5. I do not consider that the present suit was one with regard to a right shared by others that would make Expln. 6 to Section 11, Civil P.C., applicable. In a suit Under Section 53, T.P. Act, a creditor does not litigate with regard to a right, but, alleging that a certain alienation was in fraud of creditors, prays that the Court will declare that as far as he is concerned the transaction should be declared to be void. Mr. Srinivasagopalachari has referred to Gurushiddappa Gurubasappa v. Gurushiddappa Chenaviruppa : AIR1937Bom238 as a case resembling in important respects the case now under consideration. There, the learned Judge held that the parties to the earlier litigation were the same as the parties in the later litigation. A suit was brought for redemption by a mortgagor against the Hubli Pinjrapole Samstha; and the President was imp leaded as the representative of the Samstha. The Samstha raised an objection that the President could not represent the Samstha, but that objection was afterwards withdrawn and the suit proceeded on the basis that it was one properly framed against the proper defendant. The later suit was for the same relief by the same plaintiff against the same Samstha, but alleging that in the earlier suit the Samstha was not properly represented. The second suit was framed as one Under Order 1, Rule 8. The learned Judge held, firstly, that the parties to the earlier litigation proceeded on the assumption that the Samstha was properly represented and that the plaintiff was therefore estopped from contending in the second suit that the Samstha was not properly represented. But the learned Judge went further and said that even if there was any technical defect in the former suit, it was covered by Expln. 6 to Section 11, Civil P.C. It seems to me that the circumstances there were very different from what they are here. This is a case directly governed by Pethuraju Kone v. Muthuswami Iyer A.I.R. 1942 Mad. 128. When the present appellant put forward a claim in the claim application, he was clearly doing so on behalf of himself alone and in no sense of the word could he be said to have been litigating with regard to a right which he shared with others.
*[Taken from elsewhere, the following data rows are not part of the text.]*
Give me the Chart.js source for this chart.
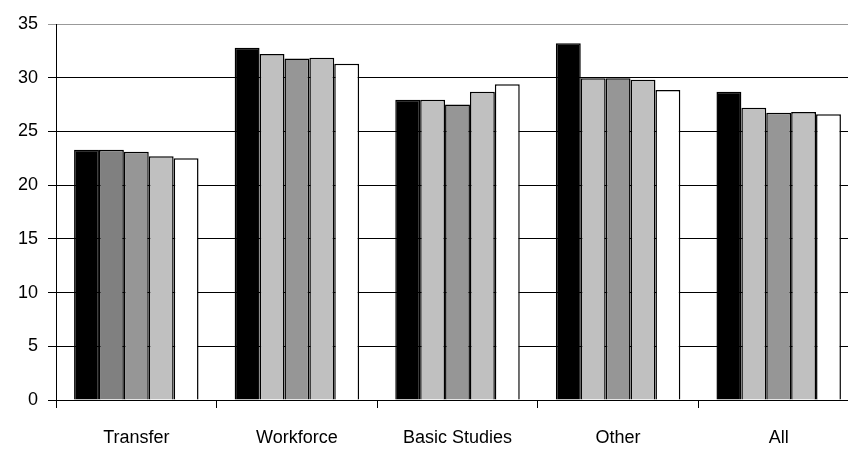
<!DOCTYPE html>
<html>
<head>
<meta charset="utf-8">
<script src="https://cdn.jsdelivr.net/npm/chart.js@4"></script>
<style>
  html, body { margin: 0; padding: 0; background: #fff; overflow: hidden; }
  #wrap { width: 862px; height: 449px; }
</style>
</head>
<body>
<div id="wrap"><canvas id="chart"></canvas></div>
<script>
const categories = ["Transfer", "Workforce", "Basic Studies", "Other", "All"];

// five series per category, left to right
const series1 = [23.3, 32.8, 27.95, 33.2, 28.7];
const series2 = [23.3, 32.2, 27.95, 29.95, 27.2];
const series3 = [23.1, 31.8, 27.5, 29.95, 26.75];
const series4 = [22.7, 31.85, 28.7, 29.8, 26.8];
const series5 = [22.5, 31.3, 29.4, 28.85, 26.6];

const yTicks = [0, 5, 10, 15, 20, 25, 30, 35];

const fills = [
  "#000000",
  ["#808080", "#c0c0c0", "#c0c0c0", "#c0c0c0", "#c0c0c0"],
  "#969696",
  "#c0c0c0",
  "#ffffff"
];

const font = { family: "'Liberation Sans Narrow', 'Arial Narrow', 'Liberation Sans', Arial, sans-serif", size: 18 };

const allSeries = [series1, series2, series3, series4, series5];

new Chart(document.getElementById("chart").getContext("2d"), {
  type: "bar",
  data: {
    labels: categories,
    datasets: allSeries.map((vals, i) => ({
      label: "Series " + (i + 1),
      data: vals,
      backgroundColor: fills[i],
      borderColor: "#000000",
      borderWidth: 1.5,
      categoryPercentage: 0.775,
      barPercentage: 1
    }))
  },
  options: {
    responsive: true,
    maintainAspectRatio: false,
    animation: false,
    layout: { padding: { top: 24, right: 3, left: 0, bottom: 0 } },
    plugins: { legend: { display: false }, tooltip: { enabled: false } },
    scales: {
      x: {
        grid: { drawOnChartArea: false, color: "#000", tickLength: 8, offset: true },
        border: { color: "#000", width: 1 },
        ticks: { color: "#000", font: font, padding: 19 },
        afterFit: (scale) => { scale.height = 49; }
      },
      y: {
        min: 0,
        max: 35,
        afterBuildTicks: (scale) => { scale.ticks = yTicks.map(v => ({ value: v })); },
        grid: {
          color: (ctx) => ctx.tick && ctx.tick.value === 35 ? "#999" : "#000",
          tickLength: 8
        },
        border: { color: "#000", width: 1 },
        ticks: { color: "#000", font: font, padding: 10 },
        afterFit: (scale) => { scale.width = 56; }
      }
    }
  }
});
</script>
</body>
</html>
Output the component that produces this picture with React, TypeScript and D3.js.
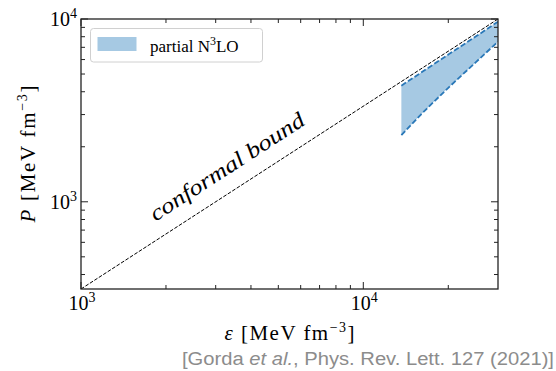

6. It is further contended that even if the earlier decision did not operate as res judicata,1 yet the sons of Ramaswami, defendants 2 to 4, should not be allowed to enjoy what may be left after defendant 5 has realized his decree amount, and that they, at least, are bound by the earlier action. They cannot, however, be bound by the earlier decision unless that decision operates as res judicata. I have held that it does not. Moreover, the appellant and Ramaswami were co-defendants in the prior litigation and their interests were not opposed. It is said that as Ramaswami was in possession of the land under a lease and that in pursuance of the lease granted to Ramaswami defendants 2 to 4 are in possession, they are estopped from questioning the title of the appellant. The question of title was properly raised in the suit; and the Court has found that the sale was a nominal one, from which it would follow that the back to Ramaswami was also nominal; so that the possession of Ramaswami was not under the lease as a tenant of the appellant, hut in his own right as the owner of the land. For the same reason defendants 2 to 4 are also in possession as the owners of the land. Both appeals are dismissed with the costs of respondent 1 in S.A. No. 1272 of 1943 and of the other respondents in S.A. No. 1278 of 1943.